# Northwest Missouri



## joel druley (Sep 6, 2010)

Any updates on the Qualifying and the Open? Thank you.


----------



## Buzz (Apr 27, 2005)

All I know is that the Open has a quad with 3 retired. Mama/Papa short with long flyer and long retired. I have no idea how the work is or if my dog did it or not...


----------



## Jiggy (Apr 14, 2003)

Open shutting down with about 10 (more or less) dogs to run in the morning.


----------



## Jiggy (Apr 14, 2003)

Qual (second hand)

1st - George/Trott
2nd - Zoe/Ritch
3rd - ?/Beck
4th - ?/Avant

Sorry, I don't know RJ or Js but several of them.

Congrats everyone!


----------



## DaveHare (Sep 17, 2011)

Congrats! Kenny Trott and Marcy Wright at Horsetooth Retrievers, also to Gordon & Marlene Benn, 1ST place in the Qual with George great job!!!! 
Dave Hare


----------



## malkslabs (Jun 24, 2011)

Congrats to every one especially Gordy and Marlene Benn


----------



## RAmund8151 (Dec 13, 2006)

Wayne Skochenski Got R.J. With Kate 18 months old congrats Wayne and Kate


----------



## laitken (Sep 29, 2011)

Way to go George!!! CONGRATS to all, specially Gord & Marlene, Kenny & Marcy


----------



## joel druley (Sep 6, 2010)

Any updates on the open and derby? Thank you.


----------



## Jiggy (Apr 14, 2003)

Open to second:
1,2,5,6,10,13,15,16,18,19,20,23,25,27,28,29,33,35,37,40,41,44,45,49,50,55,56,57,64,69,72
76,79,83
A number of them with handles. 

Derby to second:
1,4,8,9,11-23,26,27,30,31,32


----------



## Jiggy (Apr 14, 2003)

Derby to third tomorrow...
1,4,8,9,11,13,19,21,22,27


----------



## joel druley (Sep 6, 2010)

Any updates on the Open and the amateur? Thank you!


----------



## tom barrale (Feb 22, 2008)

Open callbacks to 4th. 15,23,27,33,37,40,41,44,55,64,79. 11 dogs.

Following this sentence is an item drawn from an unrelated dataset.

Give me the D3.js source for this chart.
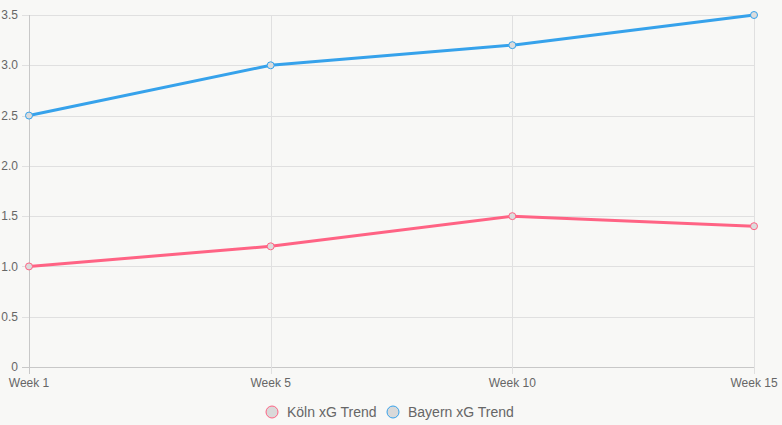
<!DOCTYPE html>
<html>
<head>
<meta charset="utf-8">
<script src="https://cdn.jsdelivr.net/npm/d3@7"></script>
<style>
  body { margin: 0; background: #f8f8f6; }
  svg { display: block; font-family: "Liberation Sans", Arial, sans-serif; }
</style>
</head>
<body>
<div id="chart"></div>
<script>
const weeks = ["Week 1", "Week 5", "Week 10", "Week 15"];
const kolnXG = [1.0, 1.2, 1.5, 1.4];
const bayernXG = [2.5, 3.0, 3.2, 3.5];
const yTicks = [0, 0.5, 1.0, 1.5, 2.0, 2.5, 3.0, 3.5];

const series = [
  { name: "Köln xG Trend", values: kolnXG, color: "rgb(255,99,132)" },
  { name: "Bayern xG Trend", values: bayernXG, color: "rgb(54,162,235)" },
];

const width = 782, height = 425;
const margin = { top: 15, right: 28, bottom: 58, left: 29 };

const svg = d3.select("#chart").append("svg")
  .attr("width", width).attr("height", height);

const x = d3.scalePoint().domain(weeks).range([margin.left, width - margin.right]);
const y = d3.scaleLinear().domain([0, 3.5]).range([height - margin.bottom, margin.top]);

// Grid lines
const grid = svg.append("g");
grid.selectAll(".hgrid").data(yTicks).enter().append("line")
  .attr("x1", margin.left - 7).attr("x2", width - margin.right)
  .attr("y1", d => Math.round(y(d)) + 0.5).attr("y2", d => Math.round(y(d)) + 0.5)
  .attr("stroke", d => d === 0 ? "#c8c8c8" : "#e0e0e0");
grid.selectAll(".vgrid").data(weeks).enter().append("line")
  .attr("x1", d => Math.round(x(d)) + 0.5).attr("x2", d => Math.round(x(d)) + 0.5)
  .attr("y1", margin.top).attr("y2", height - margin.bottom + 7)
  .attr("stroke", (d, i) => i === 0 ? "#c8c8c8" : "#e0e0e0");

// Y axis labels
svg.append("g").selectAll("text").data(yTicks).enter().append("text")
  .attr("x", margin.left - 11).attr("y", d => y(d))
  .attr("dy", "0.35em").attr("text-anchor", "end")
  .attr("font-size", 12).attr("fill", "#666")
  .text(d => d === 0 ? "0" : d.toFixed(1));

// X axis labels
svg.append("g").selectAll("text").data(weeks).enter().append("text")
  .attr("x", d => x(d)).attr("y", height - margin.bottom + 20)
  .attr("text-anchor", "middle")
  .attr("font-size", 12).attr("fill", "#666")
  .text(d => d);

// Lines
const line = d3.line().x((d, i) => x(weeks[i])).y(d => y(d));
series.forEach(s => {
  svg.append("path").datum(s.values)
    .attr("d", line).attr("fill", "none")
    .attr("stroke", s.color).attr("stroke-width", 3);
  svg.append("g").selectAll("circle").data(s.values).enter().append("circle")
    .attr("cx", (d, i) => x(weeks[i])).attr("cy", d => y(d)).attr("r", 3.5)
    .attr("fill", "#dcdcdc").attr("stroke", s.color).attr("stroke-width", 1);
});

// Legend
const legendX = [272, 393];
const legend = svg.append("g");
series.forEach((s, i) => {
  legend.append("circle")
    .attr("cx", legendX[i]).attr("cy", 412).attr("r", 6)
    .attr("fill", "#d9d9d9").attr("stroke", s.color).attr("stroke-width", 1);
  legend.append("text")
    .attr("x", legendX[i] + 15).attr("y", 412).attr("dy", "0.35em")
    .attr("font-size", 14).attr("fill", "#666")
    .text(s.name);
});
</script>
</body>
</html>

Amateur callbacks to 3rd. 2,4,5,10,12,13,21,22,23,24,26,30,32,33,34,37,39,49,51,52. 20 dogs.


----------



## Jiggy (Apr 14, 2003)

Derby:
1st-Leif/Langerud
2nd-Stanley/Wright
3rd-Tug/Avant
4th-Jet/Avant
RJ-Marty/Gierman
Js-1,4,8,22

Congrats everyone!!


----------



## DaveHare (Sep 17, 2011)

Congrats Kenny Trott &Marcy Wright at Horsetooth Retrievers 2nd and a Jam in the Derby. Stanley your Mom Kathy Fregelette, and second mother Marcy Wright give you a BIG high five for the 2nd ,And also for making the Derby List!!! great job to all of you. 
Dave Hare


----------



## joel druley (Sep 6, 2010)

How did the Open and Amateur turn out? Can someone post the results? Thank you!


----------



## Jiggy (Apr 14, 2003)

All second hand info, but I'll do my best:

Open:
1st - Tie (I think) - Rorem
2nd - Pride - Eckett
3rd - ? - Schweikert
4th - ? - Beck
RJ - Taco - Morehouse
Not sure of JAMs.

Amateur:
1st - Hines
2nd - Skochenski
3rd - Schweikert
4th - Enmon

Not sure of JAMs.

Congrats everyone!!


----------



## T.Lanczak (Sep 21, 2009)

CONGRATULATIONS!!! To O/Jim Carlisle, H/Isaac Langerud, & Zoom's Viking Warrior "Leif" for WINNING the Derby at the Northwest MO RC Fall FT on 10/28/12. Excellent job Isaac 

Also BIG CONGRATS!!! To O/Troy Sporer, H/Clint Avant, & "Tug" Boat VIII for capturing the 3rd place ribbon in the derby. This is Tug's first derby placement while running agaisnt his litter mate Leif. Way to go Clint.


----------



## Ted Shih (Jan 20, 2003)

Congratulations to all, but especially to:

Chuck Schweikert, who had a pretty good weekend

And to the Zoom/Tootsie littermates who took three of the derby placements (your little sister - Freeridin Total Recall 9.7- is rooting you all on)


----------



## Sue Kiefer (Mar 4, 2006)

Golden Pom-poms waving for Wayne and Bailey.
15pts in 1 yr. for any dog as a 4 yr old is outstanding. Bailey is one hell of a Golden bitch!!!!!!!!!!!!!!!!!!!!!!!!!
Sue


----------



## T.Lanczak (Sep 21, 2009)

CONGRATULATIONS!!! To O/Dr.David Aul, H/Jim Beck, & Magic Trick's "Noah" for placing 3rd in the Qualifying stake at the Northwest MO RC Fall FT on 10/26/12. This is Noah & Jim's fifth placement out of six Qualifyings ran. Terrific job Beck Retrievers.


----------



## Aaron Homburg (Sep 23, 2005)

*Congrats to all! Big Thanks to all the NW Mizzou folks especially, Sue, Jim, Northrup, Loren, Carol, Dave, Scott, Al, Bobby, bird boys, Bill and Becky Eckett and co-judge Sharon. Fun weekend watching some very good dogs and handlers!!

Thanks,

Aaron*


----------



## joel druley (Sep 6, 2010)

Congratulations to David Aul, Jim Beck and Amy Hunt on their 4th in the Open with Shooter and a 3rd in the Qualifying with Noah. Congratulations to Vern and Kathy Hasenbank and Dealer on their Jam in the Amateur. Congratulations to Steve and Judy Blythe and Abe on their Jam in the Qualifying.


----------